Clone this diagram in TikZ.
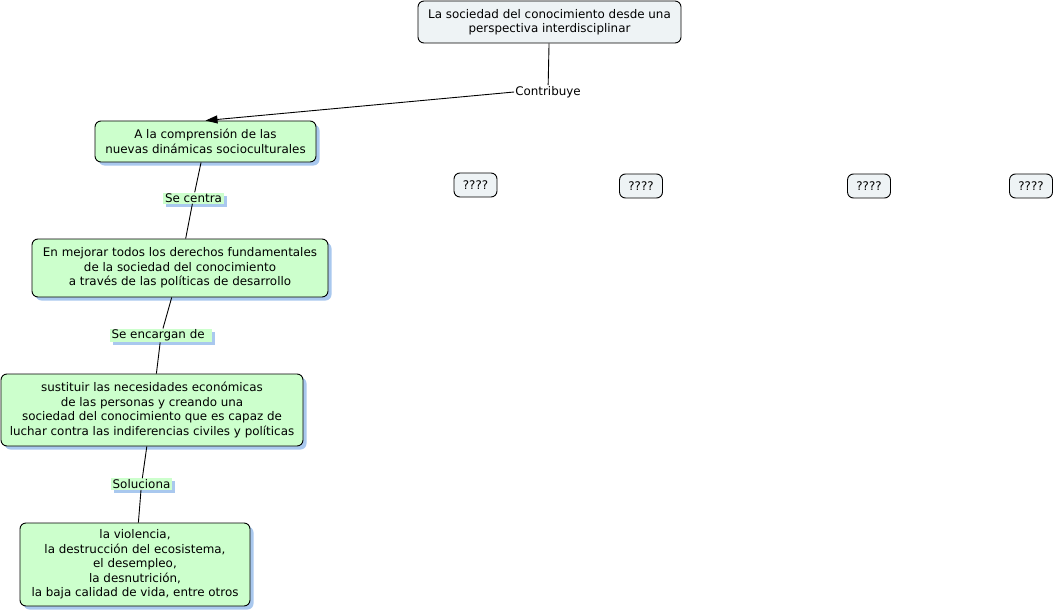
\documentclass[tikz,border=0pt]{standalone}
\usepackage{fontspec}
\setmainfont{DejaVu Sans}
\usetikzlibrary{shadows,arrows.meta}
\definecolor{cgreen}{HTML}{CCFFCC}
\definecolor{cgray}{HTML}{EEF3F5}
\definecolor{cshadow}{HTML}{A9C8EE}
\tikzset{
  every node/.style={font=\fontsize{11.9}{14.5}\selectfont, align=center, inner sep=0pt},
  concept/.style={draw=black, line width=0.9pt, rounded corners=6pt, fill=cgreen,
    drop shadow={shadow xshift=3.5pt, shadow yshift=-3.5pt, fill=cshadow, opacity=1}},
  plain/.style={draw=black, line width=0.9pt, rounded corners=6pt, fill=cgray},
  linkbox/.style={fill=cgreen, inner xsep=2pt, inner ysep=1pt,
    drop shadow={shadow xshift=3pt, shadow yshift=-3pt, fill=cshadow, opacity=1}},
  linkplain/.style={fill=white, inner xsep=1pt, inner ysep=1pt},
  conn/.style={draw=black, line width=0.9pt},
}
\begin{document}
\begin{tikzpicture}[x=1pt,y=-1pt]
\useasboundingbox (0,0) rectangle (1054,615);
\node[plain, minimum width=263pt, minimum height=42pt] (top) at (549.5,22) {La sociedad del conocimiento desde una\\perspectiva interdisciplinar};
\node[linkplain] (contrib) at (548,92) {Contribuye};
\node[concept, minimum width=221pt, minimum height=41pt] (A) at (205.5,141.5) {A la comprensión de las\\nuevas dinámicas socioculturales};
\node[linkbox, minimum width=61pt] (sc) at (193.5,198) {Se centra};
\node[concept, minimum width=296pt, minimum height=58pt] (B) at (180,268) {En mejorar todos los derechos fundamentales\\de la sociedad del conocimiento\\a través de las políticas de desarrollo};
\node[linkbox, minimum width=102pt] (se) at (161,335.5) {Se encargan de\ \,};
\node[concept, minimum width=302pt, minimum height=72pt] (C) at (152,410) {sustituir las necesidades económicas\\de las personas y creando una\\sociedad del conocimiento que es capaz de\\luchar contra las indiferencias civiles y políticas};
\node[linkbox, minimum width=61pt] (so) at (141.5,484) {Soluciona};
\node[concept, minimum width=230pt, minimum height=83pt] (D) at (135,564.5) {la violencia,\\la destrucción del ecosistema,\\el desempleo,\\la desnutrición,\\la baja calidad de vida, entre otros};
\node[plain, minimum width=43pt, minimum height=24pt] (q1) at (475.5,185) {????};
\node[plain, minimum width=43pt, minimum height=24pt] (q2) at (641,186) {????};
\node[plain, minimum width=43pt, minimum height=24pt] (q3) at (869,186) {????};
\node[plain, minimum width=43pt, minimum height=24pt] (q4) at (1031,186) {????};
\draw[conn] (top) -- (contrib);
\draw[conn, -{Triangle[length=12pt,width=8pt]}] (contrib.west) -- (A.north);
\draw[conn] (A) -- (sc);
\draw[conn] (sc) -- (B);
\draw[conn] (B) -- (se);
\draw[conn] (se) -- (C);
\draw[conn] (C) -- (so);
\draw[conn] (so) -- (D);
\end{tikzpicture}
\end{document}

-----

### Short task
Pictures in the data above should not be copied; transcribe everything else exactly.

### Task response
Clone this diagram in TikZ.
\documentclass[tikz,border=0pt]{standalone}
\usepackage{fontspec}
\setmainfont{DejaVu Sans}
\usetikzlibrary{shadows,arrows.meta}
\definecolor{cgreen}{HTML}{CCFFCC}
\definecolor{cgray}{HTML}{EEF3F5}
\definecolor{cshadow}{HTML}{A9C8EE}
\tikzset{
  every node/.style={font=\fontsize{11.9}{14.5}\selectfont, align=center, inner sep=0pt},
  concept/.style={draw=black, line width=0.9pt, rounded corners=6pt, fill=cgreen,
    drop shadow={shadow xshift=3.5pt, shadow yshift=-3.5pt, fill=cshadow, opacity=1}},
  plain/.style={draw=black, line width=0.9pt, rounded corners=6pt, fill=cgray},
  linkbox/.style={fill=cgreen, inner xsep=2pt, inner ysep=1pt,
    drop shadow={shadow xshift=3pt, shadow yshift=-3pt, fill=cshadow, opacity=1}},
  linkplain/.style={fill=white, inner xsep=1pt, inner ysep=1pt},
  conn/.style={draw=black, line width=0.9pt},
}
\begin{document}
\begin{tikzpicture}[x=1pt,y=-1pt]
\useasboundingbox (0,0) rectangle (1054,615);
\node[plain, minimum width=263pt, minimum height=42pt] (top) at (549.5,22) {La sociedad del conocimiento desde una\\perspectiva interdisciplinar};
\node[linkplain] (contrib) at (548,92) {Contribuye};
\node[concept, minimum width=221pt, minimum height=41pt] (A) at (205.5,141.5) {A la comprensión de las\\nuevas dinámicas socioculturales};
\node[linkbox, minimum width=61pt] (sc) at (193.5,198) {Se centra};
\node[concept, minimum width=296pt, minimum height=58pt] (B) at (180,268) {En mejorar todos los derechos fundamentales\\de la sociedad del conocimiento\\a través de las políticas de desarrollo};
\node[linkbox, minimum width=102pt] (se) at (161,335.5) {Se encargan de\ \,};
\node[concept, minimum width=302pt, minimum height=72pt] (C) at (152,410) {sustituir las necesidades económicas\\de las personas y creando una\\sociedad del conocimiento que es capaz de\\luchar contra las indiferencias civiles y políticas};
\node[linkbox, minimum width=61pt] (so) at (141.5,484) {Soluciona};
\node[concept, minimum width=230pt, minimum height=83pt] (D) at (135,564.5) {la violencia,\\la destrucción del ecosistema,\\el desempleo,\\la desnutrición,\\la baja calidad de vida, entre otros};
\node[plain, minimum width=43pt, minimum height=24pt] (q1) at (475.5,185) {????};
\node[plain, minimum width=43pt, minimum height=24pt] (q2) at (641,186) {????};
\node[plain, minimum width=43pt, minimum height=24pt] (q3) at (869,186) {????};
\node[plain, minimum width=43pt, minimum height=24pt] (q4) at (1031,186) {????};
\draw[conn] (top) -- (contrib);
\draw[conn, -{Triangle[length=12pt,width=8pt]}] (contrib.west) -- (A.north);
\draw[conn] (A) -- (sc);
\draw[conn] (sc) -- (B);
\draw[conn] (B) -- (se);
\draw[conn] (se) -- (C);
\draw[conn] (C) -- (so);
\draw[conn] (so) -- (D);
\end{tikzpicture}
\end{document}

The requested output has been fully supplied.